▶ **What the task requires**
Transcribe the material exactly. Images do not belong in the copy.

▶ **Material provided**
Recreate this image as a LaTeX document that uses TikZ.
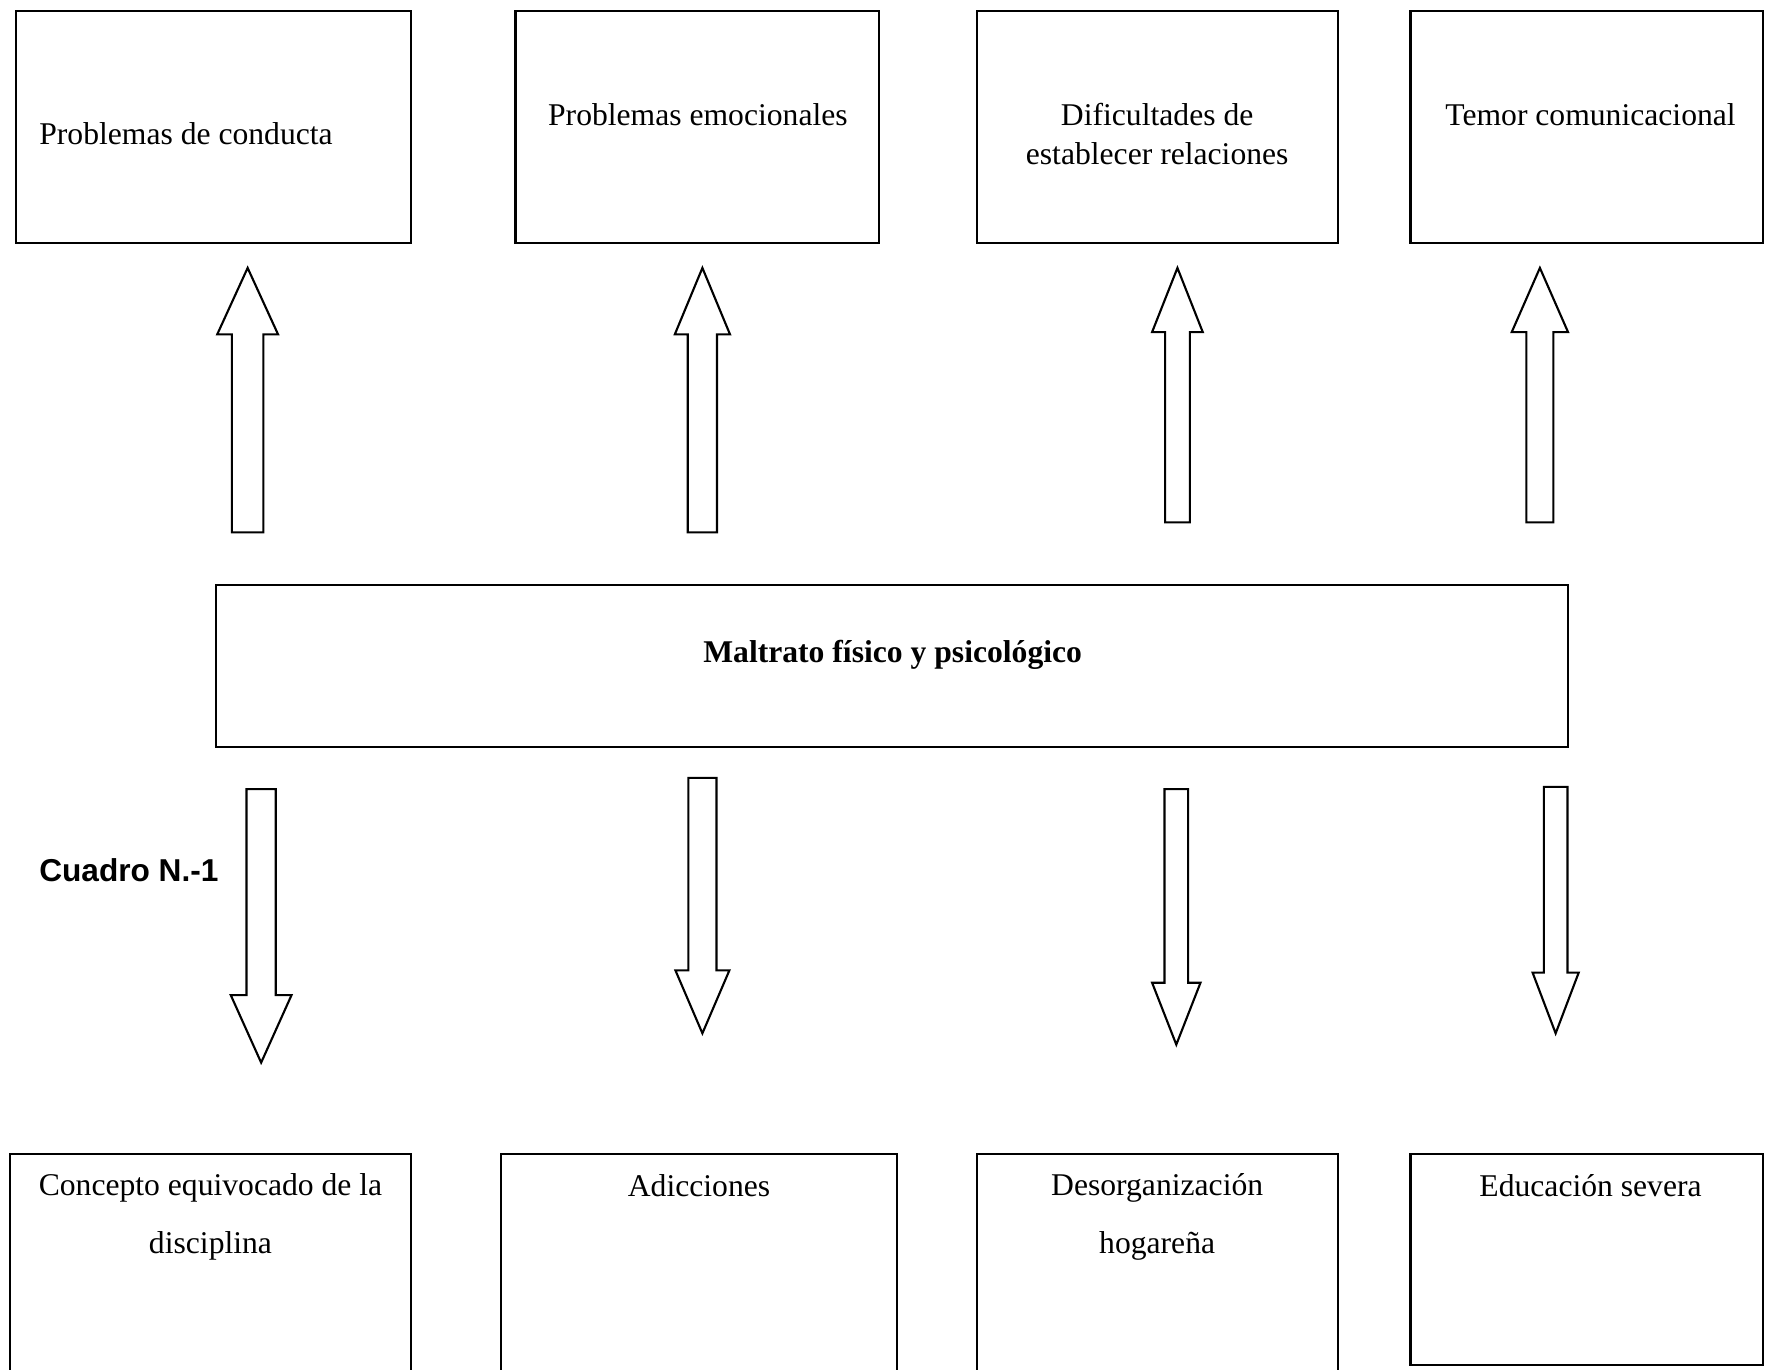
\documentclass[tikz,border=0pt]{standalone}
\usepackage{fontspec}
\setmainfont{Liberation Serif}
\setsansfont{Liberation Sans}
\usetikzlibrary{fit}

\newcommand{\blockarrow}[6]{% x, start, head base, tip, half shaft, half head
  \draw[blockarr] ({#1-#5},#2) -- ({#1-#5},#3) -- ({#1-#6},#3) -- (#1,#4)
    -- ({#1+#6},#3) -- ({#1+#5},#3) -- ({#1+#5},#2) -- cycle;}

\begin{document}
\begin{tikzpicture}[x=0.11257mm, y=-0.11257mm, line width=0.6pt,
    blockarr/.style={draw=black, line join=miter},
    box/.style={draw=black, inner sep=0pt, rectangle},
    lbl/.style={inner sep=0pt, font=\fontsize{9}{10.9}\selectfont, align=center}]

   \useasboundingbox (0,0) rectangle (1568,1217);
   \clip (0,0) rectangle (1568,1217);

   % effects
   \begin{scope}[every node/.style={box}]
    \node[fit={(14,10) (365,216)}] (e1) {};
    \node[fit={(458,10) (781,216)}] (e2) {};
    \node[fit={(868,10) (1189,216)}] (e3) {};
    \node[fit={(1253,10) (1566.5,216)}] (e4) {};
   \end{scope}
   \node[lbl, anchor=west] (te1) at (34,119) {Problemas de conducta};
   \node[lbl] (te2) at (620,102) {Problemas emocionales};
   \node[lbl] (te3) at (1028,119) {Dificultades de\\establecer relaciones};
   \node[lbl] (te4) at (1413,102) {Temor comunicacional};

   % problem
   \node[box, fit={(192,520) (1393,664)}] (m) {};
   \node[lbl, font=\fontsize{9}{10.9}\selectfont\bfseries] (tm) at (793,582) {Maltrato físico y psicológico};

   % causes
   \begin{scope}[every node/.style={box}]
    \node[fit={(9,1025) (365,1240)}] (c1) {};
    \node[fit={(445,1025) (797,1240)}] (c2) {};
    \node[fit={(868,1025) (1189,1240)}] (c3) {};
    \node[fit={(1253,1025) (1566.5,1213)}] (c4) {};
   \end{scope}
   \begin{scope}[every node/.style={lbl, font=\fontsize{9}{16.3}\selectfont}]
    \node (tc1) at (187,1081) {Concepto equivocado de la\\disciplina};
    \node (tc2) at (621,1053) {Adicciones};
    \node (tc3) at (1028,1081) {Desorganización\\hogareña};
    \node (tc4) at (1413,1053) {Educación severa};
   \end{scope}

   \node[lbl, font=\fontsize{9}{10.9}\selectfont\sffamily\bfseries] (cuadro) at (114.5,773) {Cuadro N.-1};

   % arrows up
   \blockarrow{220}{473}{297}{238}{14}{27}
   \blockarrow{624}{473}{297}{238}{13}{24.5}
   \blockarrow{1046}{464}{295}{238}{11}{22.5}
   \blockarrow{1368}{464}{295}{238}{12}{25}
   % arrows down
   \blockarrow{232}{701}{884}{944}{13}{27}
   \blockarrow{624}{691}{862}{918}{12.5}{24}
   \blockarrow{1045}{701}{873}{928}{10.5}{21.5}
   \blockarrow{1382}{699}{864}{918}{10.5}{20.5}
\end{tikzpicture}
\end{document}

▶ **Solution for this task**
Recreate this image as a LaTeX document that uses TikZ.
\documentclass[tikz,border=0pt]{standalone}
\usepackage{fontspec}
\setmainfont{Liberation Serif}
\setsansfont{Liberation Sans}
\usetikzlibrary{fit}

\newcommand{\blockarrow}[6]{% x, start, head base, tip, half shaft, half head
  \draw[blockarr] ({#1-#5},#2) -- ({#1-#5},#3) -- ({#1-#6},#3) -- (#1,#4)
    -- ({#1+#6},#3) -- ({#1+#5},#3) -- ({#1+#5},#2) -- cycle;}

\begin{document}
\begin{tikzpicture}[x=0.11257mm, y=-0.11257mm, line width=0.6pt,
    blockarr/.style={draw=black, line join=miter},
    box/.style={draw=black, inner sep=0pt, rectangle},
    lbl/.style={inner sep=0pt, font=\fontsize{9}{10.9}\selectfont, align=center}]

   \useasboundingbox (0,0) rectangle (1568,1217);
   \clip (0,0) rectangle (1568,1217);

   % effects
   \begin{scope}[every node/.style={box}]
    \node[fit={(14,10) (365,216)}] (e1) {};
    \node[fit={(458,10) (781,216)}] (e2) {};
    \node[fit={(868,10) (1189,216)}] (e3) {};
    \node[fit={(1253,10) (1566.5,216)}] (e4) {};
   \end{scope}
   \node[lbl, anchor=west] (te1) at (34,119) {Problemas de conducta};
   \node[lbl] (te2) at (620,102) {Problemas emocionales};
   \node[lbl] (te3) at (1028,119) {Dificultades de\\establecer relaciones};
   \node[lbl] (te4) at (1413,102) {Temor comunicacional};

   % problem
   \node[box, fit={(192,520) (1393,664)}] (m) {};
   \node[lbl, font=\fontsize{9}{10.9}\selectfont\bfseries] (tm) at (793,582) {Maltrato físico y psicológico};

   % causes
   \begin{scope}[every node/.style={box}]
    \node[fit={(9,1025) (365,1240)}] (c1) {};
    \node[fit={(445,1025) (797,1240)}] (c2) {};
    \node[fit={(868,1025) (1189,1240)}] (c3) {};
    \node[fit={(1253,1025) (1566.5,1213)}] (c4) {};
   \end{scope}
   \begin{scope}[every node/.style={lbl, font=\fontsize{9}{16.3}\selectfont}]
    \node (tc1) at (187,1081) {Concepto equivocado de la\\disciplina};
    \node (tc2) at (621,1053) {Adicciones};
    \node (tc3) at (1028,1081) {Desorganización\\hogareña};
    \node (tc4) at (1413,1053) {Educación severa};
   \end{scope}

   \node[lbl, font=\fontsize{9}{10.9}\selectfont\sffamily\bfseries] (cuadro) at (114.5,773) {Cuadro N.-1};

   % arrows up
   \blockarrow{220}{473}{297}{238}{14}{27}
   \blockarrow{624}{473}{297}{238}{13}{24.5}
   \blockarrow{1046}{464}{295}{238}{11}{22.5}
   \blockarrow{1368}{464}{295}{238}{12}{25}
   % arrows down
   \blockarrow{232}{701}{884}{944}{13}{27}
   \blockarrow{624}{691}{862}{918}{12.5}{24}
   \blockarrow{1045}{701}{873}{928}{10.5}{21.5}
   \blockarrow{1382}{699}{864}{918}{10.5}{20.5}
\end{tikzpicture}
\end{document}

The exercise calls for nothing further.